From Equations (8) and (11), it follows that

$${\partial }_{t}a\left(t\right)=-i[a,g\mathbf{H}+\tilde{\omega }\mathbf{M}]=-ig[a,\mathbf{H}]-i\tilde{\omega }a.$$

(24)

This equation allows for the time evolution of the transition element to be found:

$${\partial }_{t}A\left(t\right)=-ig(E_{S,M}-E_{S,M-1})A-i\tilde{\omega }A.$$

(25)

Knowing the projection of the initial coherent state of the model on the state vectors (17) and (18), one can obtain the following answers for the correspondent dynamical correlation functions that are affected by the leakage of photons from the cavity.

3. Conclusions

In this Communication, we have described the process of diagonalisation of a non-Hermitian extension of the Tavis–Cummings Hamiltonian when the cavity damping is taken into account.
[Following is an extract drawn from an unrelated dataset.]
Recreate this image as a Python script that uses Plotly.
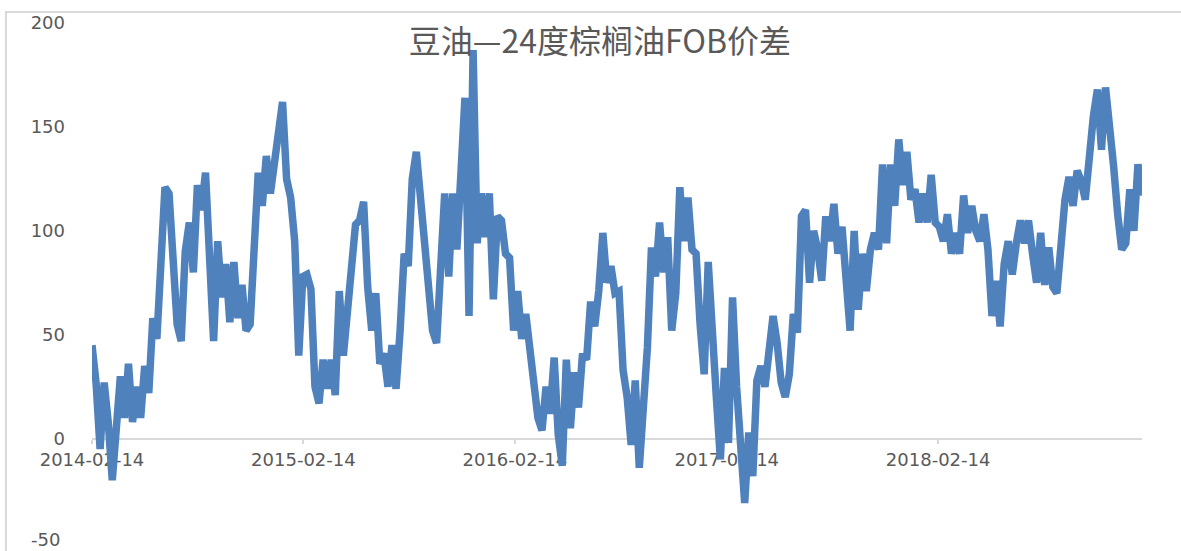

The set of eigenstates and eigenvalues allows us to build the evolution operator and study the dynamics of quantum states for the non-Hermitian Tavis–Cummings model. Notice that the non-Hermitian Hamiltonian is diagonalised by the elementary symmetric functions (Bethe states), which are parametrised by the solutions of the Bethe equations. Our research paves the way to consideration of the quantum navigation problem as an important class of controlled quantum dynamics, whereby the objective is to transport one quantum state into another or to generate quantum gates.

In a forthcoming publications, we intend to tackle the problem of finding the time-optimal Hamiltonian that transports one quantum state to another under the influence of an open environment, characterised by a given set of Lindblad operators. This problem can be considered as an open counterpart to the quantum navigation problem [11,12,13].